L’eau sacrée
L’imaginaire himalayen est pétri de ce terreau chamanique bien antérieur aux religions « modernes » qui se sont par la suite épanouies en Himalaya. Bien que fort divers, les peuples de l’Himalaya, ont en commun un fond ancestral de valeurs et d’associations fondées sur leurs expériences du monde. La nuit et le jour, la terre et le ciel, l’eau et le feu, l’homme et la femme sont autant de paires alliant et opposant les principes masculin et féminin, facettes indissociables de la vie. Comme de nombreux peuples, ils pensent qu’à l’origine, les Eaux recouvraient la surface de la terre. C’est dans cette matrice première que serait né le monde. Masse indifférenciée, chaotique, l’eau de l’océan originel représente l’infini des possibles. Elle contient tout le devenir, toutes les promesses de développement. L’eau est l’élément fécondant, régénérateur par excellence. Symbole universel de fécondité et de fertilité, l’eau est associée à l’aspect maternel et féminin du monde, comme la lune et la nuit.

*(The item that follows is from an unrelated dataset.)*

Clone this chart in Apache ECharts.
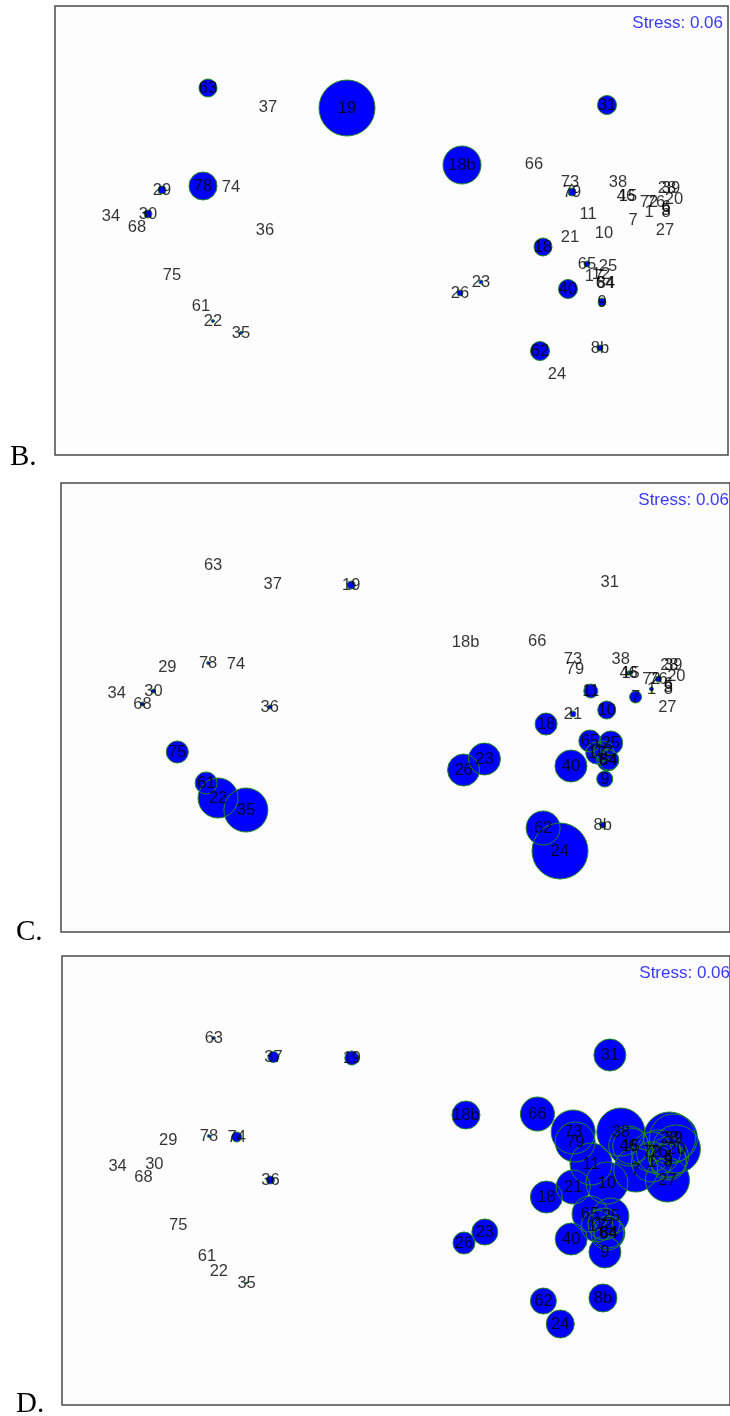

Les peuples himalayens partagent aussi une vision de l’organisation du monde divisée en trois étages : au-dessus de la tête, le ciel. C’est le royaume des dieux. L’étage intermédiaire, sur terre, est celui des hommes. Sous les pieds : c’est le domaine obscur des forces souterraines. Cette conception, quasi universelle, trouve en Himalaya un écho particulier. Ici, redressée à la verticale, la terre semble toucher le ciel. À mi-chemin entre le monde des humains et le ciel, les hautes montagnes constituent une terre sacrée. Ces hauts sommets, inaccessibles aux hommes, sont le domaine d’esprits puissants, bienveillants mais aussi redoutables. Les populations qui se sont installées au pied de ces géants de pierre l’ont fait avec beaucoup de crainte et de respect. Ces terres extrêmes sont propices à tous les merveilleux. Le paysage est habité par des forces surnaturelles qui se manifestent en autant de sommets majestueux, de lacs d’eau claire, de grottes cachées, de pierres magiques, de stalactites de glace et de flammes éternelles jaillissant du sol. De toutes ces manifestations divines, la plus précieuse est l’eau. C’est le plus beau cadeau des Esprits bienveillants qui nous entourent.
En pénétrant dans ces montagnes, hindouisme et bouddhisme ont dû composer avec les croyances ancestrales, les divinités associées au sol, les Ancêtres protecteurs des clans, les chamanes guérisseurs, capables de parler aux Esprits, de prévenir les sorts, de faire tomber la pluie. Dans les vallées himalayennes, les idées ont circulé avec les caravaniers, les colporteurs, les pèlerins qui ont toujours voyagé avec leurs histoires, leurs livres saints et leurs amulettes. Les peuples de l’Himalaya n’ont cessé de s’emprunter des divinités, de les renommer, de transformer les légendes, d’adapter les rites, créant au bout du compte une mosaïque d’interprétations, de liturgies, de syncrétismes qui défient les spécialistes. En Himalaya, il y a place pour tous les Dieux, tous les merveilleux. Mais la vénération des lacs d’eau pure de montagne est une valeur commune, universelle, un pont entre toutes les approches mystiques.